We had a set list of things that needed to work in GC2 by the end of November, pretty much the very basic elements of Gal Civ that would let you play and win or lose by military means. We finished that, and so yesterday Brad gave us his feedback. One of the things that he brought up was that the end of the turn was taking too long. Now, we really haven't changed all that much of the end turn process, so I wasn't really sure what was causing the problem.
I went into the code and put in some debug statements and started stepping through the code. It didn't take me long to figure out that the code that changed the turn from player to AI to player was recursive. Recursive means that something is defined in terms of itself. So, for a common math example, the Fibonacci sequence is recursive. The way it works is like this:
f0 = 0;
f1 = 1;
f2 = f0 + f1 = 1;
f3 = f1 + f2 = 2;
fn = fn-1 + fn-2;
where n is as high as you care to go towards infinity. To get the nth number in the sequence, you add the two previous numbers.

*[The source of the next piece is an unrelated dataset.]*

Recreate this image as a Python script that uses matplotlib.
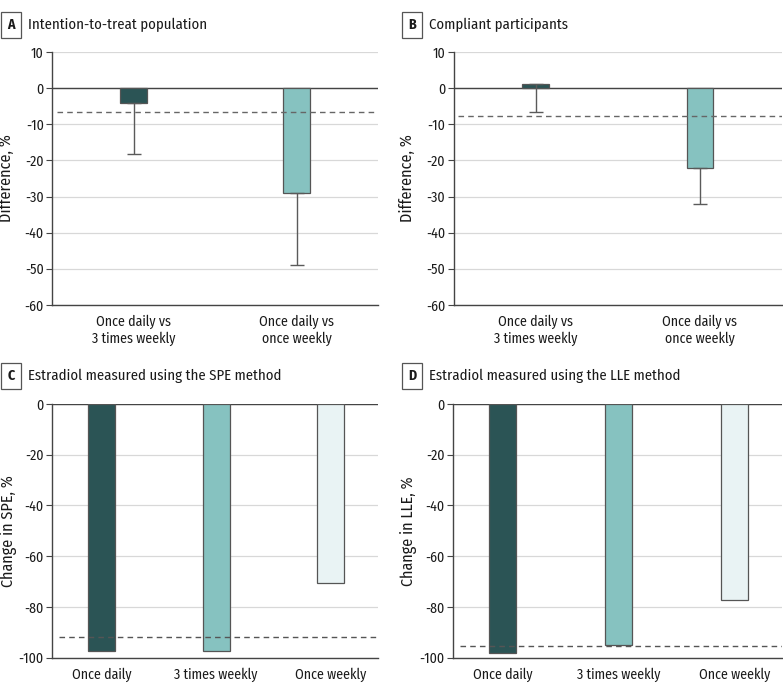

Now, a computer uses what is called a stack to handle the instructions that programs give it. Imagine a peg that you put colored rings on, each ring being an instruction. Before you can take one off the bottom, you have to take all the ones on top first. This is called a last in, first out data structure (LIFO). In programming, code is usually organized into sections/modules called functions or proceedures (depending on the language and what the code inside it is doing) . Every time a function is called by the program to do its instructions, that function gets added to the stack along with the data passed to it. So if the function calls itself, you can see how it can quickly get big, and when the stack runs out of RAM it has to start using the hard drive. So now the end turn performance is much improved since I've made it non-recursive.